** Start Data section **

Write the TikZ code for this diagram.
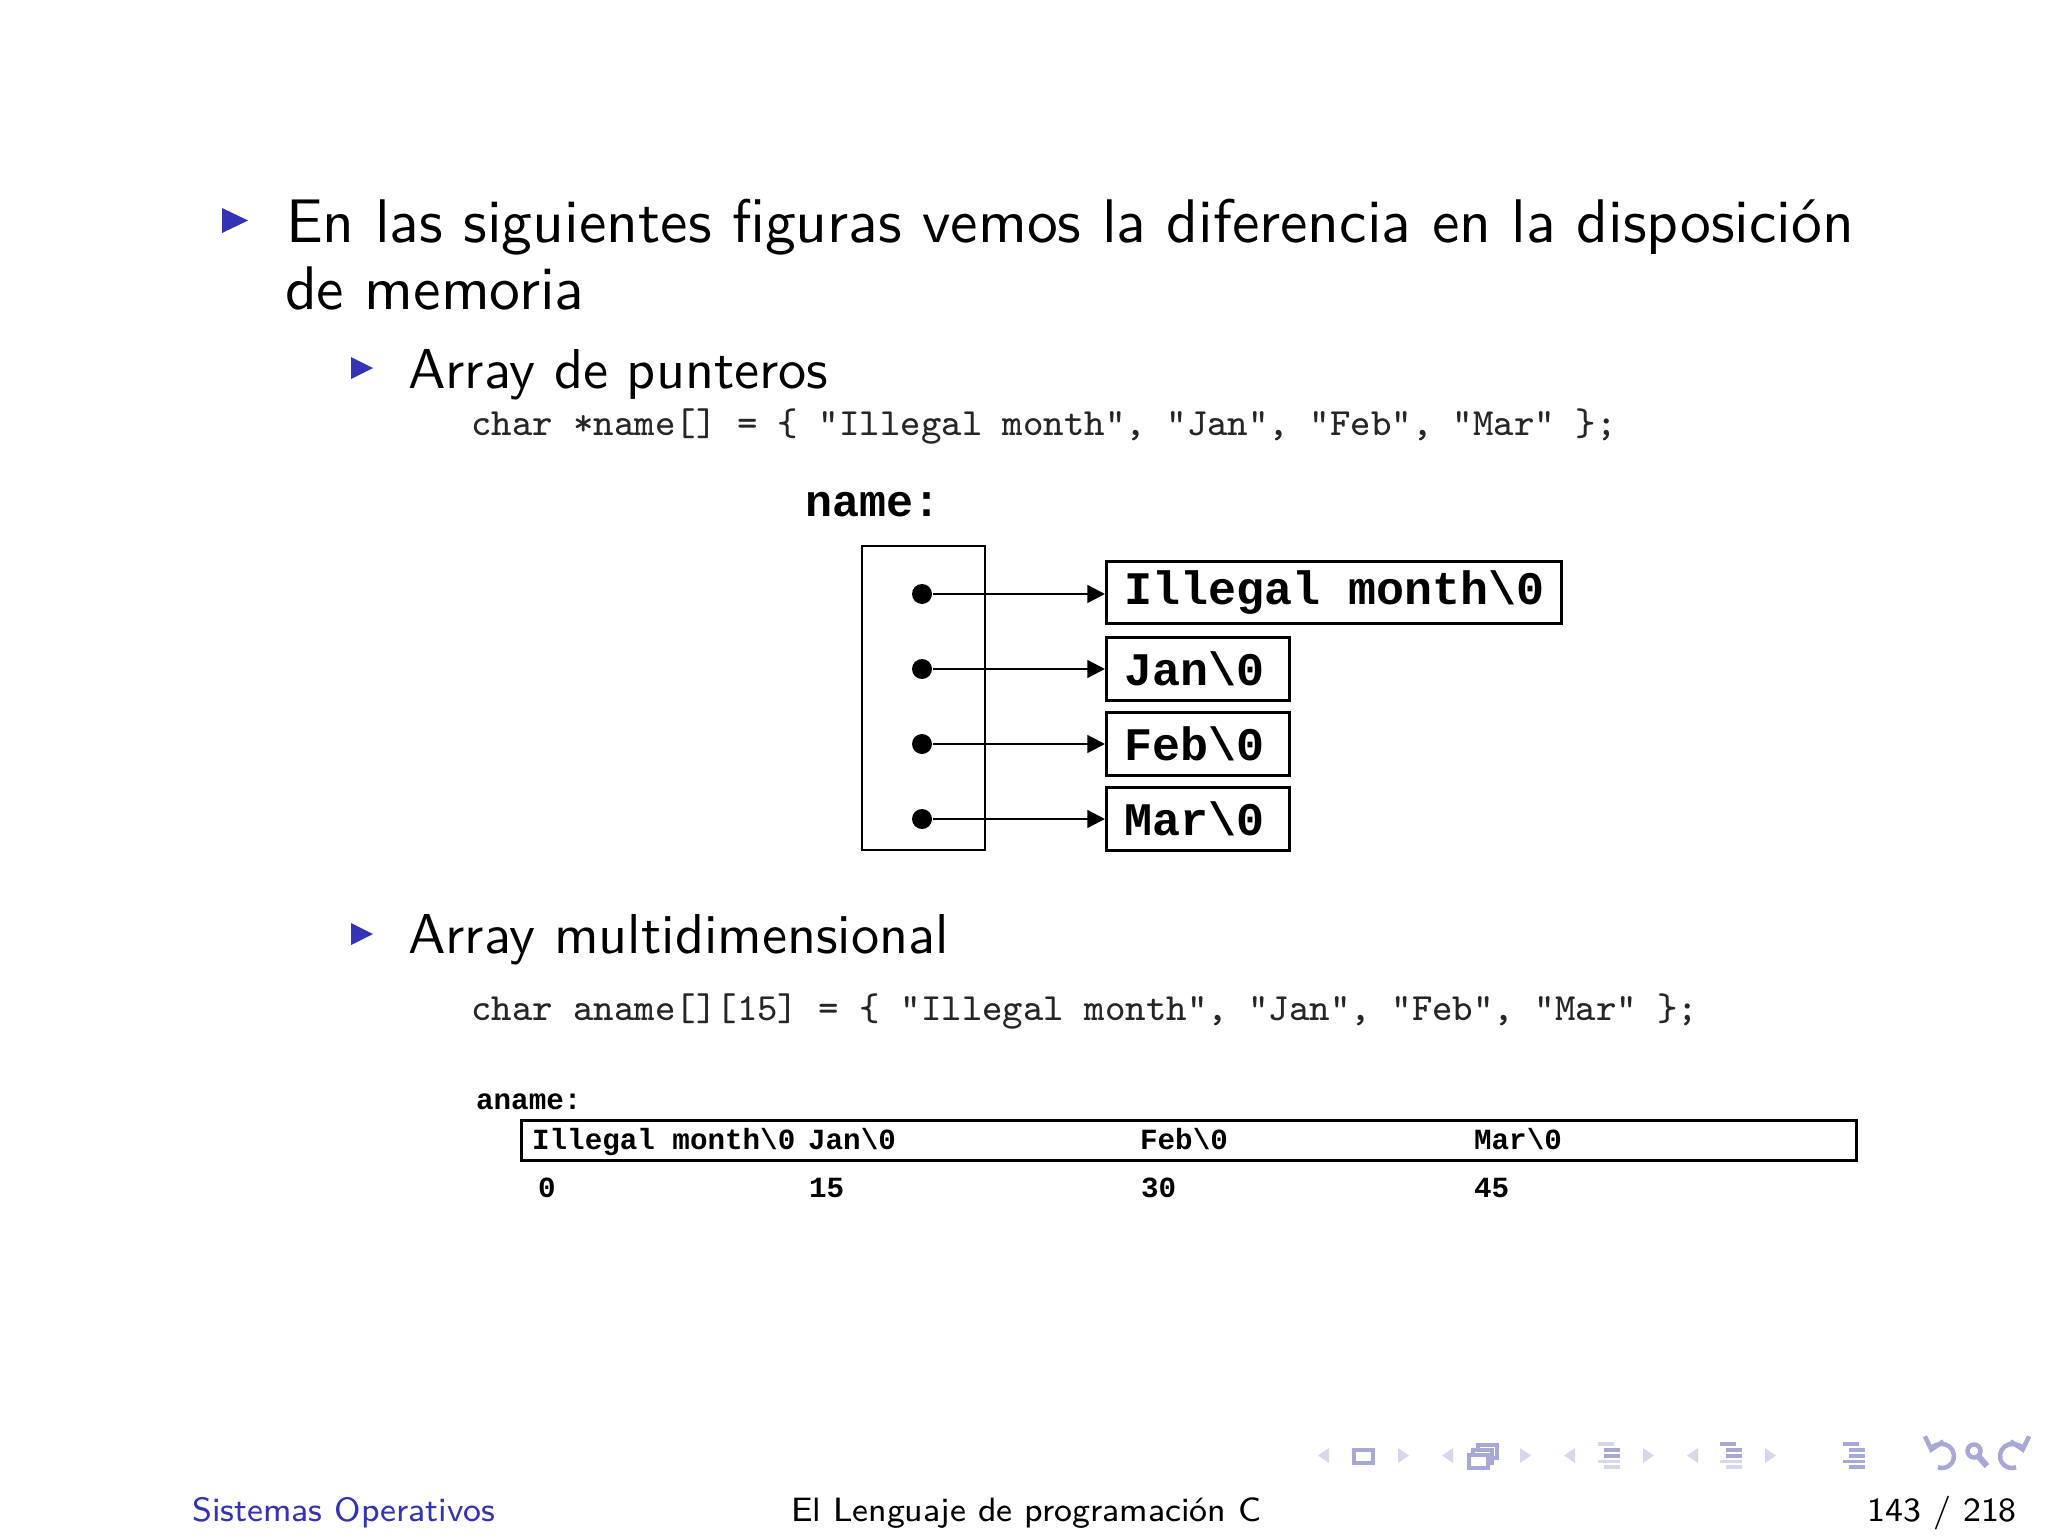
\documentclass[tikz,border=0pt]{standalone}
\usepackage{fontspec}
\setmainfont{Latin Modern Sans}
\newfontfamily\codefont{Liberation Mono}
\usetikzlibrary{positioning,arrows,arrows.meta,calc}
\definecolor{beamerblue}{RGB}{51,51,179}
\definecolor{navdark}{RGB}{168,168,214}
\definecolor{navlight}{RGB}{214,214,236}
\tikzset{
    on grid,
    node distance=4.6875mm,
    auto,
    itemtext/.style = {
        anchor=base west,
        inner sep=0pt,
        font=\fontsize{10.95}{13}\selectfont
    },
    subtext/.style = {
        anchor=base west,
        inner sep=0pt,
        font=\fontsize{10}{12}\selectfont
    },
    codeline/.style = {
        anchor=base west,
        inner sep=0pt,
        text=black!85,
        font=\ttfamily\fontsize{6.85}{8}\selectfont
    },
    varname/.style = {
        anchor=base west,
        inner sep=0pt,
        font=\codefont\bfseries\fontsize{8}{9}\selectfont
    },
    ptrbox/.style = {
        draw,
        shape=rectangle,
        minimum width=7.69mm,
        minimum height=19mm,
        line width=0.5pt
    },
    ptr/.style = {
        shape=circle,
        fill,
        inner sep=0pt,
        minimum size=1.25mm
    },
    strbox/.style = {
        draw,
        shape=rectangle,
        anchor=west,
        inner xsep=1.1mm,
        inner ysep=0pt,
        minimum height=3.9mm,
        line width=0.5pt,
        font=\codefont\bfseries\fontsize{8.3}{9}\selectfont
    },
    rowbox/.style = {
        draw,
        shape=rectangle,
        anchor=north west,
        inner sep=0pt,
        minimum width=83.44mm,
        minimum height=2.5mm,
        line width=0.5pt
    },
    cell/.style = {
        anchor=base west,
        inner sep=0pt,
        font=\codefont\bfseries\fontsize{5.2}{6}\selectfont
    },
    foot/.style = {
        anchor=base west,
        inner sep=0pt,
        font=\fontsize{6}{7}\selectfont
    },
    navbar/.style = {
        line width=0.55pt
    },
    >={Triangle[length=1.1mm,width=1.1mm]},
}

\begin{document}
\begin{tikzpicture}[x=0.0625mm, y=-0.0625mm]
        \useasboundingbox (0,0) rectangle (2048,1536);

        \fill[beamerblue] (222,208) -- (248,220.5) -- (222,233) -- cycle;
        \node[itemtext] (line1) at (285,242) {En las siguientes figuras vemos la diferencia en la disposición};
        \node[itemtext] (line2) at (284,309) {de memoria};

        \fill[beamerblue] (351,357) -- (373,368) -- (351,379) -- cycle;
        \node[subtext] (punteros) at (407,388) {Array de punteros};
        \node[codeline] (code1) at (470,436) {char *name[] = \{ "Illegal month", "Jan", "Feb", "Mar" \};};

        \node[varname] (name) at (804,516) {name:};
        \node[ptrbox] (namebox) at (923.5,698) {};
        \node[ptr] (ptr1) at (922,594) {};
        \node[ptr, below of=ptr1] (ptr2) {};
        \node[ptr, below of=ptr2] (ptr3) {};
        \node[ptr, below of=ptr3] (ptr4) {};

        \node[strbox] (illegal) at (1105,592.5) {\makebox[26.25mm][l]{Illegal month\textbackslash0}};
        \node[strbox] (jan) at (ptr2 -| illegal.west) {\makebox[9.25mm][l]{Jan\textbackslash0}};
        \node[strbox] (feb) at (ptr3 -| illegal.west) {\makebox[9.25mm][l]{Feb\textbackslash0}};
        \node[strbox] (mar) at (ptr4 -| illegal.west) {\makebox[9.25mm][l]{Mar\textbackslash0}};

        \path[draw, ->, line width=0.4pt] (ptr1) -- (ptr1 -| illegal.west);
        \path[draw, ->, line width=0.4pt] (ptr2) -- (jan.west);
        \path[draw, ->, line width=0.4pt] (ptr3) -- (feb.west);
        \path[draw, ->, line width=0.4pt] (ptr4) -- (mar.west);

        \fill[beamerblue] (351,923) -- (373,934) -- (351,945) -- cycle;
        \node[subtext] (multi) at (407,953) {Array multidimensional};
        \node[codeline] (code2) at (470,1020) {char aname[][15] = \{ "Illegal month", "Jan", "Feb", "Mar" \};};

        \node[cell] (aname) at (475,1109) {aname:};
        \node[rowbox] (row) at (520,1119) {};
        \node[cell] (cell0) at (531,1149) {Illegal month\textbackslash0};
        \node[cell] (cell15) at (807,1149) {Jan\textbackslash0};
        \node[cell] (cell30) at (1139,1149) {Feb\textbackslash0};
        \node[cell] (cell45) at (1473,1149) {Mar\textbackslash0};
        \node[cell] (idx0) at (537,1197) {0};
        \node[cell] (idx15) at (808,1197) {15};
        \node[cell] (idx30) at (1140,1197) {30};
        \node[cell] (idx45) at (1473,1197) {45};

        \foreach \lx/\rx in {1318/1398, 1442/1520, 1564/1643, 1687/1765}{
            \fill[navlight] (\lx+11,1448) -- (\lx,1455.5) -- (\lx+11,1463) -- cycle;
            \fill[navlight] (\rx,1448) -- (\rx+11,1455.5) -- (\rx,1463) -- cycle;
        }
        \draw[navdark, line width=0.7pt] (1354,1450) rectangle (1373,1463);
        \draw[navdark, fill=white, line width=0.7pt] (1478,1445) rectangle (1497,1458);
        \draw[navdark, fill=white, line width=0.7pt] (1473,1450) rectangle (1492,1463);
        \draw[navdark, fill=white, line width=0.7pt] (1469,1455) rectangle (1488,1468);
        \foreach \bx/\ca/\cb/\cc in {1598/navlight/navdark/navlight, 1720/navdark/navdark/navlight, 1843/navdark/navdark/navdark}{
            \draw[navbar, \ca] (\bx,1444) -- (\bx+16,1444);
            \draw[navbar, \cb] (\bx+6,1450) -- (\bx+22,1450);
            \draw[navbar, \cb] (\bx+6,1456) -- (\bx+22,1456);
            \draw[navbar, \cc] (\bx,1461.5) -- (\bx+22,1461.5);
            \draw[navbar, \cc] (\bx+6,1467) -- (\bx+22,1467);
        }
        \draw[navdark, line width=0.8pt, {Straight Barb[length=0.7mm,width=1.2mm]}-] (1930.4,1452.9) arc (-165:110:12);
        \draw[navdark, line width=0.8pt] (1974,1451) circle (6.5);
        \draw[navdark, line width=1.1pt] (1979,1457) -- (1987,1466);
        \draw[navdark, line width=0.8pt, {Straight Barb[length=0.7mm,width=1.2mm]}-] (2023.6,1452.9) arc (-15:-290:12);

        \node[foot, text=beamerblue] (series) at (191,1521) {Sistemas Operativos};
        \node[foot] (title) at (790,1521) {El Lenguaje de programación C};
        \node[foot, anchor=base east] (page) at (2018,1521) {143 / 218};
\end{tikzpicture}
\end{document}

** End Data section **

→ Description of the task: Retype each line of the listing above word for word. Exclude the pictures.

→ Reply to the exercise:
Write the TikZ code for this diagram.
\documentclass[tikz,border=0pt]{standalone}
\usepackage{fontspec}
\setmainfont{Latin Modern Sans}
\newfontfamily\codefont{Liberation Mono}
\usetikzlibrary{positioning,arrows,arrows.meta,calc}
\definecolor{beamerblue}{RGB}{51,51,179}
\definecolor{navdark}{RGB}{168,168,214}
\definecolor{navlight}{RGB}{214,214,236}
\tikzset{
    on grid,
    node distance=4.6875mm,
    auto,
    itemtext/.style = {
        anchor=base west,
        inner sep=0pt,
        font=\fontsize{10.95}{13}\selectfont
    },
    subtext/.style = {
        anchor=base west,
        inner sep=0pt,
        font=\fontsize{10}{12}\selectfont
    },
    codeline/.style = {
        anchor=base west,
        inner sep=0pt,
        text=black!85,
        font=\ttfamily\fontsize{6.85}{8}\selectfont
    },
    varname/.style = {
        anchor=base west,
        inner sep=0pt,
        font=\codefont\bfseries\fontsize{8}{9}\selectfont
    },
    ptrbox/.style = {
        draw,
        shape=rectangle,
        minimum width=7.69mm,
        minimum height=19mm,
        line width=0.5pt
    },
    ptr/.style = {
        shape=circle,
        fill,
        inner sep=0pt,
        minimum size=1.25mm
    },
    strbox/.style = {
        draw,
        shape=rectangle,
        anchor=west,
        inner xsep=1.1mm,
        inner ysep=0pt,
        minimum height=3.9mm,
        line width=0.5pt,
        font=\codefont\bfseries\fontsize{8.3}{9}\selectfont
    },
    rowbox/.style = {
        draw,
        shape=rectangle,
        anchor=north west,
        inner sep=0pt,
        minimum width=83.44mm,
        minimum height=2.5mm,
        line width=0.5pt
    },
    cell/.style = {
        anchor=base west,
        inner sep=0pt,
        font=\codefont\bfseries\fontsize{5.2}{6}\selectfont
    },
    foot/.style = {
        anchor=base west,
        inner sep=0pt,
        font=\fontsize{6}{7}\selectfont
    },
    navbar/.style = {
        line width=0.55pt
    },
    >={Triangle[length=1.1mm,width=1.1mm]},
}

\begin{document}
\begin{tikzpicture}[x=0.0625mm, y=-0.0625mm]
        \useasboundingbox (0,0) rectangle (2048,1536);

        \fill[beamerblue] (222,208) -- (248,220.5) -- (222,233) -- cycle;
        \node[itemtext] (line1) at (285,242) {En las siguientes figuras vemos la diferencia en la disposición};
        \node[itemtext] (line2) at (284,309) {de memoria};

        \fill[beamerblue] (351,357) -- (373,368) -- (351,379) -- cycle;
        \node[subtext] (punteros) at (407,388) {Array de punteros};
        \node[codeline] (code1) at (470,436) {char *name[] = \{ "Illegal month", "Jan", "Feb", "Mar" \};};

        \node[varname] (name) at (804,516) {name:};
        \node[ptrbox] (namebox) at (923.5,698) {};
        \node[ptr] (ptr1) at (922,594) {};
        \node[ptr, below of=ptr1] (ptr2) {};
        \node[ptr, below of=ptr2] (ptr3) {};
        \node[ptr, below of=ptr3] (ptr4) {};

        \node[strbox] (illegal) at (1105,592.5) {\makebox[26.25mm][l]{Illegal month\textbackslash0}};
        \node[strbox] (jan) at (ptr2 -| illegal.west) {\makebox[9.25mm][l]{Jan\textbackslash0}};
        \node[strbox] (feb) at (ptr3 -| illegal.west) {\makebox[9.25mm][l]{Feb\textbackslash0}};
        \node[strbox] (mar) at (ptr4 -| illegal.west) {\makebox[9.25mm][l]{Mar\textbackslash0}};

        \path[draw, ->, line width=0.4pt] (ptr1) -- (ptr1 -| illegal.west);
        \path[draw, ->, line width=0.4pt] (ptr2) -- (jan.west);
        \path[draw, ->, line width=0.4pt] (ptr3) -- (feb.west);
        \path[draw, ->, line width=0.4pt] (ptr4) -- (mar.west);

        \fill[beamerblue] (351,923) -- (373,934) -- (351,945) -- cycle;
        \node[subtext] (multi) at (407,953) {Array multidimensional};
        \node[codeline] (code2) at (470,1020) {char aname[][15] = \{ "Illegal month", "Jan", "Feb", "Mar" \};};

        \node[cell] (aname) at (475,1109) {aname:};
        \node[rowbox] (row) at (520,1119) {};
        \node[cell] (cell0) at (531,1149) {Illegal month\textbackslash0};
        \node[cell] (cell15) at (807,1149) {Jan\textbackslash0};
        \node[cell] (cell30) at (1139,1149) {Feb\textbackslash0};
        \node[cell] (cell45) at (1473,1149) {Mar\textbackslash0};
        \node[cell] (idx0) at (537,1197) {0};
        \node[cell] (idx15) at (808,1197) {15};
        \node[cell] (idx30) at (1140,1197) {30};
        \node[cell] (idx45) at (1473,1197) {45};

        \foreach \lx/\rx in {1318/1398, 1442/1520, 1564/1643, 1687/1765}{
            \fill[navlight] (\lx+11,1448) -- (\lx,1455.5) -- (\lx+11,1463) -- cycle;
            \fill[navlight] (\rx,1448) -- (\rx+11,1455.5) -- (\rx,1463) -- cycle;
        }
        \draw[navdark, line width=0.7pt] (1354,1450) rectangle (1373,1463);
        \draw[navdark, fill=white, line width=0.7pt] (1478,1445) rectangle (1497,1458);
        \draw[navdark, fill=white, line width=0.7pt] (1473,1450) rectangle (1492,1463);
        \draw[navdark, fill=white, line width=0.7pt] (1469,1455) rectangle (1488,1468);
        \foreach \bx/\ca/\cb/\cc in {1598/navlight/navdark/navlight, 1720/navdark/navdark/navlight, 1843/navdark/navdark/navdark}{
            \draw[navbar, \ca] (\bx,1444) -- (\bx+16,1444);
            \draw[navbar, \cb] (\bx+6,1450) -- (\bx+22,1450);
            \draw[navbar, \cb] (\bx+6,1456) -- (\bx+22,1456);
            \draw[navbar, \cc] (\bx,1461.5) -- (\bx+22,1461.5);
            \draw[navbar, \cc] (\bx+6,1467) -- (\bx+22,1467);
        }
        \draw[navdark, line width=0.8pt, {Straight Barb[length=0.7mm,width=1.2mm]}-] (1930.4,1452.9) arc (-165:110:12);
        \draw[navdark, line width=0.8pt] (1974,1451) circle (6.5);
        \draw[navdark, line width=1.1pt] (1979,1457) -- (1987,1466);
        \draw[navdark, line width=0.8pt, {Straight Barb[length=0.7mm,width=1.2mm]}-] (2023.6,1452.9) arc (-15:-290:12);

        \node[foot, text=beamerblue] (series) at (191,1521) {Sistemas Operativos};
        \node[foot] (title) at (790,1521) {El Lenguaje de programación C};
        \node[foot, anchor=base east] (page) at (2018,1521) {143 / 218};
\end{tikzpicture}
\end{document}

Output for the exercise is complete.